The problem is that people's brains are not all alike.  If a person happens to be extraordinarily sensitive to the effect of the blocker, and if that person is physically dependent upon opiates, he or she could go into withdrawal.  For most people, this is uncomfortable, but not dangerous.  For some people, though, it could be extremely dangerous.  Persons with heart disease or epilepsy could die from sudden opiate withdrawal. 

What about the second strategy?  Mixing capsaicin into the opiate would provide a strong disincentive to tampering with the drug.  Grinding it up and snorting it would be extremely unpleasant.  However, a person with asthma could stop breathing.  Also, some people no doubt will try to inject the medication in order to produce euphoria.  I don't know what happens if capsaicin is injected, but I'm sure it is bad. 

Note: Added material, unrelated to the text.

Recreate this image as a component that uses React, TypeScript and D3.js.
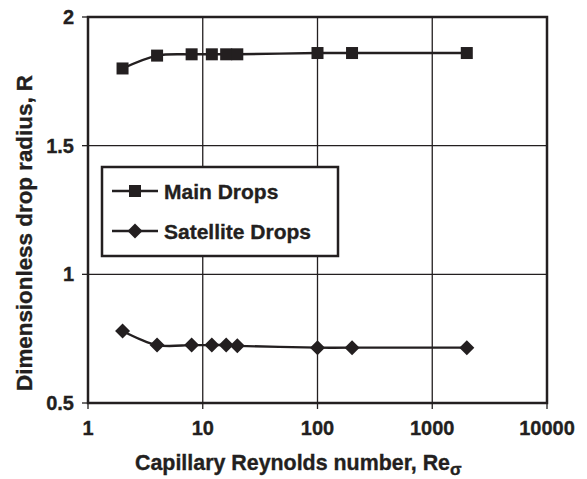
import React from "react";
import * as d3 from "d3";

// Capillary Reynolds number values at which drop radii were measured
const reynolds = [2, 4, 8, 12, 16, 20, 100, 200, 2000];
// Dimensionless radius of the main drops
const mainDrops = [1.8, 1.85, 1.855, 1.855, 1.855, 1.855, 1.86, 1.86, 1.86];
// Dimensionless radius of the satellite drops
const satelliteDrops = [0.78, 0.725, 0.725, 0.725, 0.725, 0.722, 0.715, 0.715, 0.715];

const xTicks = [1, 10, 100, 1000, 10000];
const yTicks = [0.5, 1, 1.5, 2];
const legendLabels = ["Main Drops", "Satellite Drops"];

const W = 587;
const H = 479;
const INK = "#231f20";
const FONT = "'Liberation Sans', Arial, sans-serif";
// a hairline outline makes the bold glyphs read a little heavier
const HEAVY = { stroke: INK, strokeWidth: 0.35 };

export default function App() {
  const left = 88, right = 547, top = 17, bottom = 403;
  const x = d3.scaleLog().domain([1, 10000]).range([left, right]);
  const y = d3.scaleLinear().domain([0.5, 2]).range([bottom, top]);

  const line = d3
    .line<[number, number]>()
    .x((d) => x(d[0]))
    .y((d) => y(d[1]))
    .curve(d3.curveCardinal.tension(0));

  const mainPts = reynolds.map((r, i) => [r, mainDrops[i]] as [number, number]);
  const satPts = reynolds.map((r, i) => [r, satelliteDrops[i]] as [number, number]);

  const square = (cx: number, cy: number, k: string) => (
    <rect key={k} x={cx - 6} y={cy - 6} width={12} height={12} fill={INK} />
  );
  const diamond = (cx: number, cy: number, k: string) => (
    <path
      key={k}
      d={`M${cx},${cy - 7.5}L${cx + 7.5},${cy}L${cx},${cy + 7.5}L${cx - 7.5},${cy}Z`}
      fill={INK}
    />
  );

  const legend = { x: 102, y: 167, w: 236, h: 89 };
  const legendRows = [191, 231];

  return (
    <svg
      width={W}
      height={H}
      style={{ position: "absolute", left: 0, top: 0, background: "#fff" }}
      fontFamily={FONT}
    >
      {/* grid */}
      {xTicks.slice(1, -1).map((t) => (
        <line key={"gx" + t} x1={x(t)} x2={x(t)} y1={top} y2={bottom} stroke={INK} strokeWidth={1.3} />
      ))}
      {yTicks.slice(1, -1).map((t) => (
        <line key={"gy" + t} x1={left} x2={right} y1={y(t)} y2={y(t)} stroke={INK} strokeWidth={1.3} />
      ))}

      {/* frame */}
      <rect x={left} y={top} width={right - left} height={bottom - top} fill="none" stroke={INK} strokeWidth={2.5} />

      {/* ticks */}
      {xTicks.map((t) => (
        <line key={"tx" + t} x1={x(t)} x2={x(t)} y1={bottom} y2={bottom + 6} stroke={INK} strokeWidth={1.3} />
      ))}
      {yTicks.map((t) => (
        <line key={"ty" + t} x1={left - 6} x2={left} y1={y(t)} y2={y(t)} stroke={INK} strokeWidth={1.3} />
      ))}

      {/* tick labels */}
      {xTicks.map((t) => (
        <text key={"lx" + t} x={x(t)} y={435} textAnchor="middle" fontSize={20} fontWeight="bold" fill={INK} {...HEAVY}>
          {t}
        </text>
      ))}
      {yTicks.map((t) => (
        <text key={"ly" + t} x={74} y={y(t) + 7} textAnchor="end" fontSize={20} fontWeight="bold" fill={INK} {...HEAVY}>
          {t}
        </text>
      ))}

      {/* series */}
      <path d={line(mainPts) || ""} fill="none" stroke={INK} strokeWidth={2.4} />
      <path d={line(satPts) || ""} fill="none" stroke={INK} strokeWidth={2.4} />
      {mainPts.map((p, i) => square(x(p[0]), y(p[1]), "m" + i))}
      {satPts.map((p, i) => diamond(x(p[0]), y(p[1]), "s" + i))}

      {/* legend */}
      <rect x={legend.x} y={legend.y} width={legend.w} height={legend.h} fill="#fff" stroke={INK} strokeWidth={2.5} />
      {legendLabels.map((lab, i) => (
        <g key={lab}>
          <line x1={112} x2={158} y1={legendRows[i]} y2={legendRows[i]} stroke={INK} strokeWidth={2.4} />
          {i === 0 ? square(135, legendRows[i], "lm") : diamond(135, legendRows[i], "ls")}
          <text x={164} y={legendRows[i] + 7.5} fontSize={21} fontWeight="bold" fill={INK} {...HEAVY}>
            {lab}
          </text>
        </g>
      ))}

      {/* axis titles */}
      <text x={135} y={470} fontSize={21.4} fontWeight="bold" fill={INK} {...HEAVY}>
        Capillary Reynolds number, Re
        <tspan dy={5} fontSize={17}>σ</tspan>
      </text>
      <text
        transform={`translate(32,233) rotate(-90)`}
        textAnchor="middle"
        fontSize={22.4}
        fontWeight="bold"
        fill={INK}
        {...HEAVY}
      >
        Dimensionless drop radius, R
      </text>
    </svg>
  );
}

The real news in this story is not, as the headline suggests "Drug Makers Hope to Kill the Kick in Pain Relief."  The real story is this: drug makers are willing to expose people to really dangerous stuff in order to sell more pills.

Now, I don't have anything against people making money.  And I agree that abuse of prescription opiate medication is a big problem.  I even agree that the drug abuse problem is so bad, that in some cases a little risk could be justified.  But why take any risk at all, if it can be avoided?

The nutty thing about this, is that the article is about people who are essentially re-inventing the wheel.  And the new wheel is not as good as the old one. 

Opiates are not the only prescription drugs that are abused.  Stimulants, such as methylphenidate (Ritalin ®), are abused fairly often.  ALZA Corporation addressed this by producing Concerta ®.  Concerta is a slow-release capsule that so far has defied efforts to circumvent the slow-release mechanism.  A good chemist could extract the active ingredient and abuse it, but it would be too much trouble for this to be feasible.  Likewise, Novartis produces Ritalin ® LA .  This has turned out to have a much lower potential for abuse than regular Ritalin.   The technologies in Concerta and Ritalin LA are available already, have proven their worth, and do not pose any hazards. 

I am not claiming that this would solve the problem.  Some people will abuse anything.  There are people who abuse Haldol, for example.  But there is no point in replacing a round wheel with an octagonal one, even if the octagon gives a safer ride than the hexagon.  Putting an opiate antagonist (such as naltrexone), or an irritant, (such as capsaicin) into Oxycontin might work, but it might kill a few people too.